__Task objective__
Set the listing down again in full, word for word, with the pictures left out.

__Data lines__
.....

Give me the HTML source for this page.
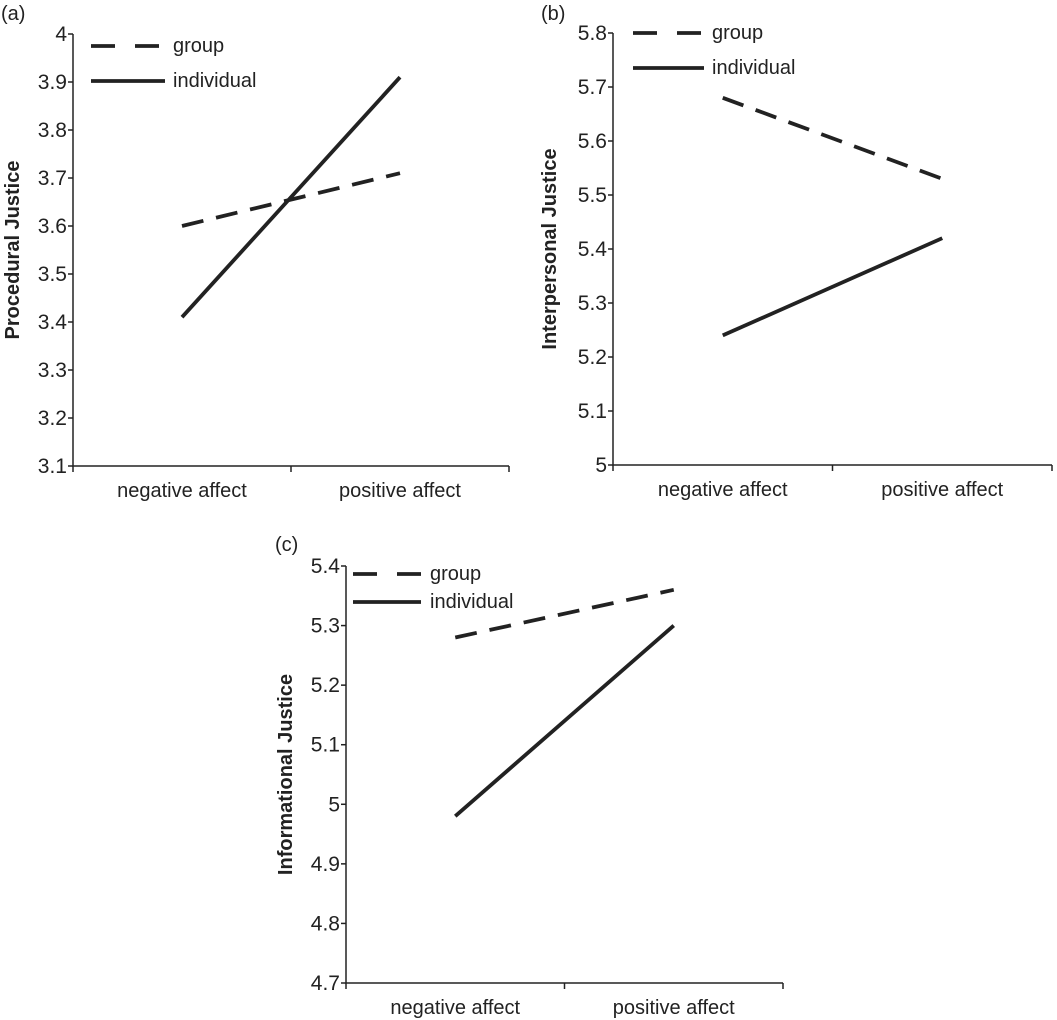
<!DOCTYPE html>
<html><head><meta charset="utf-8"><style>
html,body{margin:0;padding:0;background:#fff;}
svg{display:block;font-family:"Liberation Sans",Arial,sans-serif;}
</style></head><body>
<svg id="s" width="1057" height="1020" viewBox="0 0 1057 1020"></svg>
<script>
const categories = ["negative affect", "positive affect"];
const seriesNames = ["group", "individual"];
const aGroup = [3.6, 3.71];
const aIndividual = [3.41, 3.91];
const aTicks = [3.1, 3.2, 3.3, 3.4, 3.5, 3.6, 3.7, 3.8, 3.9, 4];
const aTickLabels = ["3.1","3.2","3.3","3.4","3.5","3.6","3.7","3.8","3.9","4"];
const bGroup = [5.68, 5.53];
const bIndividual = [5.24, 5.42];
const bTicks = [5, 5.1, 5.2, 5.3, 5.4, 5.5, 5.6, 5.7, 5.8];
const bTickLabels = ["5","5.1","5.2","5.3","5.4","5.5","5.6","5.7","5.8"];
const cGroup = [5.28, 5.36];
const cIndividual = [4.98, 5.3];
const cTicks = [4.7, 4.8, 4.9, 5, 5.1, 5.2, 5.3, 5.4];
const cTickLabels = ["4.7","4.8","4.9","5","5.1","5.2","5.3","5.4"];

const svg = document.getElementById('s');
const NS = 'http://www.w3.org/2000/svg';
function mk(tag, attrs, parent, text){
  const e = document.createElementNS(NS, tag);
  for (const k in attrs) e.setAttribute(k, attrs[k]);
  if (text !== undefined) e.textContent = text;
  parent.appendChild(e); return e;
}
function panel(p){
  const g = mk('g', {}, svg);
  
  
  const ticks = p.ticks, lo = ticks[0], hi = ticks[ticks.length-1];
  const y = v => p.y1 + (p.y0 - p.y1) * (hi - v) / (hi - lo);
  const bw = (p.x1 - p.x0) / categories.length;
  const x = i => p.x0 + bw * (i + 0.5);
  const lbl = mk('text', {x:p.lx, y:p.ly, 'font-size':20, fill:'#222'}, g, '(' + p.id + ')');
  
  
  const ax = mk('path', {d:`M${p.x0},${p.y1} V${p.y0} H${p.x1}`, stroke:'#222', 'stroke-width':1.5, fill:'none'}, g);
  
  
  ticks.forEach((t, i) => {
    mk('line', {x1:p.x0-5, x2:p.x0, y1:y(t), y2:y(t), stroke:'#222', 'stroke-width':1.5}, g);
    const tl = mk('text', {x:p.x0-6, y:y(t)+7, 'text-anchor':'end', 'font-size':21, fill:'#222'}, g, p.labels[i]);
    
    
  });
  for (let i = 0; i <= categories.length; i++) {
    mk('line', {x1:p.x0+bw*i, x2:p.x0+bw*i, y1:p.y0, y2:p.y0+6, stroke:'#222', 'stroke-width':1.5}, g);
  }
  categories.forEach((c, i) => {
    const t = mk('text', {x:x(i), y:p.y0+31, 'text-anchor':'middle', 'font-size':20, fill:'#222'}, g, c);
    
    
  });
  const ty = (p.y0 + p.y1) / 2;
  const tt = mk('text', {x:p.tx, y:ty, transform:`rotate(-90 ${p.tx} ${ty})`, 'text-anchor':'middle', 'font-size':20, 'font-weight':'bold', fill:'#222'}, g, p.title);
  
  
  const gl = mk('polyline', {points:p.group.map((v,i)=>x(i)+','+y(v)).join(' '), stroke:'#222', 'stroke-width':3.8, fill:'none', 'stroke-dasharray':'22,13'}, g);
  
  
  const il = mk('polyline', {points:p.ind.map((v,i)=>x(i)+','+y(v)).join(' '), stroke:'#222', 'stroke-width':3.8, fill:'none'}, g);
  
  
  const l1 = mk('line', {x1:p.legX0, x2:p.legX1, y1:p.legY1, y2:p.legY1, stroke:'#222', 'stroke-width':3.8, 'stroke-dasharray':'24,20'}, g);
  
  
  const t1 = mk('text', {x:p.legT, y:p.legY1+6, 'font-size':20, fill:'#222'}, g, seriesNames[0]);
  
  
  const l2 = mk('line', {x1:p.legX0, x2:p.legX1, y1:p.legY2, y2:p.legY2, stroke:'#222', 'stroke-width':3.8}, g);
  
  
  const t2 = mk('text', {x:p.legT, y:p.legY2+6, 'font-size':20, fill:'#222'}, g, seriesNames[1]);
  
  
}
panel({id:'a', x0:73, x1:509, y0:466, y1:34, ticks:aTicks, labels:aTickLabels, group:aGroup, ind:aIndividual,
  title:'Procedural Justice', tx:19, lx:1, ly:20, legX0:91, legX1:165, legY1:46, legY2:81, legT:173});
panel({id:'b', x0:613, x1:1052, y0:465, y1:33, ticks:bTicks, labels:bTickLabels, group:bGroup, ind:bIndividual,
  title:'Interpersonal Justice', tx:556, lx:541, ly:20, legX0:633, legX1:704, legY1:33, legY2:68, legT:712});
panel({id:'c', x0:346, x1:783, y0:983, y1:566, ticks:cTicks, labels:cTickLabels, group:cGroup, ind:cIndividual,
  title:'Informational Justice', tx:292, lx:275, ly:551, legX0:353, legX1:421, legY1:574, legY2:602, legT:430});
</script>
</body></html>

.....

__Reply__
Give me the HTML source for this page.
<!DOCTYPE html>
<html><head><meta charset="utf-8"><style>
html,body{margin:0;padding:0;background:#fff;}
svg{display:block;font-family:"Liberation Sans",Arial,sans-serif;}
</style></head><body>
<svg id="s" width="1057" height="1020" viewBox="0 0 1057 1020"></svg>
<script>
const categories = ["negative affect", "positive affect"];
const seriesNames = ["group", "individual"];
const aGroup = [3.6, 3.71];
const aIndividual = [3.41, 3.91];
const aTicks = [3.1, 3.2, 3.3, 3.4, 3.5, 3.6, 3.7, 3.8, 3.9, 4];
const aTickLabels = ["3.1","3.2","3.3","3.4","3.5","3.6","3.7","3.8","3.9","4"];
const bGroup = [5.68, 5.53];
const bIndividual = [5.24, 5.42];
const bTicks = [5, 5.1, 5.2, 5.3, 5.4, 5.5, 5.6, 5.7, 5.8];
const bTickLabels = ["5","5.1","5.2","5.3","5.4","5.5","5.6","5.7","5.8"];
const cGroup = [5.28, 5.36];
const cIndividual = [4.98, 5.3];
const cTicks = [4.7, 4.8, 4.9, 5, 5.1, 5.2, 5.3, 5.4];
const cTickLabels = ["4.7","4.8","4.9","5","5.1","5.2","5.3","5.4"];

const svg = document.getElementById('s');
const NS = 'http://www.w3.org/2000/svg';
function mk(tag, attrs, parent, text){
  const e = document.createElementNS(NS, tag);
  for (const k in attrs) e.setAttribute(k, attrs[k]);
  if (text !== undefined) e.textContent = text;
  parent.appendChild(e); return e;
}
function panel(p){
  const g = mk('g', {}, svg);
  
  
  const ticks = p.ticks, lo = ticks[0], hi = ticks[ticks.length-1];
  const y = v => p.y1 + (p.y0 - p.y1) * (hi - v) / (hi - lo);
  const bw = (p.x1 - p.x0) / categories.length;
  const x = i => p.x0 + bw * (i + 0.5);
  const lbl = mk('text', {x:p.lx, y:p.ly, 'font-size':20, fill:'#222'}, g, '(' + p.id + ')');
  
  
  const ax = mk('path', {d:`M${p.x0},${p.y1} V${p.y0} H${p.x1}`, stroke:'#222', 'stroke-width':1.5, fill:'none'}, g);
  
  
  ticks.forEach((t, i) => {
    mk('line', {x1:p.x0-5, x2:p.x0, y1:y(t), y2:y(t), stroke:'#222', 'stroke-width':1.5}, g);
    const tl = mk('text', {x:p.x0-6, y:y(t)+7, 'text-anchor':'end', 'font-size':21, fill:'#222'}, g, p.labels[i]);
    
    
  });
  for (let i = 0; i <= categories.length; i++) {
    mk('line', {x1:p.x0+bw*i, x2:p.x0+bw*i, y1:p.y0, y2:p.y0+6, stroke:'#222', 'stroke-width':1.5}, g);
  }
  categories.forEach((c, i) => {
    const t = mk('text', {x:x(i), y:p.y0+31, 'text-anchor':'middle', 'font-size':20, fill:'#222'}, g, c);
    
    
  });
  const ty = (p.y0 + p.y1) / 2;
  const tt = mk('text', {x:p.tx, y:ty, transform:`rotate(-90 ${p.tx} ${ty})`, 'text-anchor':'middle', 'font-size':20, 'font-weight':'bold', fill:'#222'}, g, p.title);
  
  
  const gl = mk('polyline', {points:p.group.map((v,i)=>x(i)+','+y(v)).join(' '), stroke:'#222', 'stroke-width':3.8, fill:'none', 'stroke-dasharray':'22,13'}, g);
  
  
  const il = mk('polyline', {points:p.ind.map((v,i)=>x(i)+','+y(v)).join(' '), stroke:'#222', 'stroke-width':3.8, fill:'none'}, g);
  
  
  const l1 = mk('line', {x1:p.legX0, x2:p.legX1, y1:p.legY1, y2:p.legY1, stroke:'#222', 'stroke-width':3.8, 'stroke-dasharray':'24,20'}, g);
  
  
  const t1 = mk('text', {x:p.legT, y:p.legY1+6, 'font-size':20, fill:'#222'}, g, seriesNames[0]);
  
  
  const l2 = mk('line', {x1:p.legX0, x2:p.legX1, y1:p.legY2, y2:p.legY2, stroke:'#222', 'stroke-width':3.8}, g);
  
  
  const t2 = mk('text', {x:p.legT, y:p.legY2+6, 'font-size':20, fill:'#222'}, g, seriesNames[1]);
  
  
}
panel({id:'a', x0:73, x1:509, y0:466, y1:34, ticks:aTicks, labels:aTickLabels, group:aGroup, ind:aIndividual,
  title:'Procedural Justice', tx:19, lx:1, ly:20, legX0:91, legX1:165, legY1:46, legY2:81, legT:173});
panel({id:'b', x0:613, x1:1052, y0:465, y1:33, ticks:bTicks, labels:bTickLabels, group:bGroup, ind:bIndividual,
  title:'Interpersonal Justice', tx:556, lx:541, ly:20, legX0:633, legX1:704, legY1:33, legY2:68, legT:712});
panel({id:'c', x0:346, x1:783, y0:983, y1:566, ticks:cTicks, labels:cTickLabels, group:cGroup, ind:cIndividual,
  title:'Informational Justice', tx:292, lx:275, ly:551, legX0:353, legX1:421, legY1:574, legY2:602, legT:430});
</script>
</body></html>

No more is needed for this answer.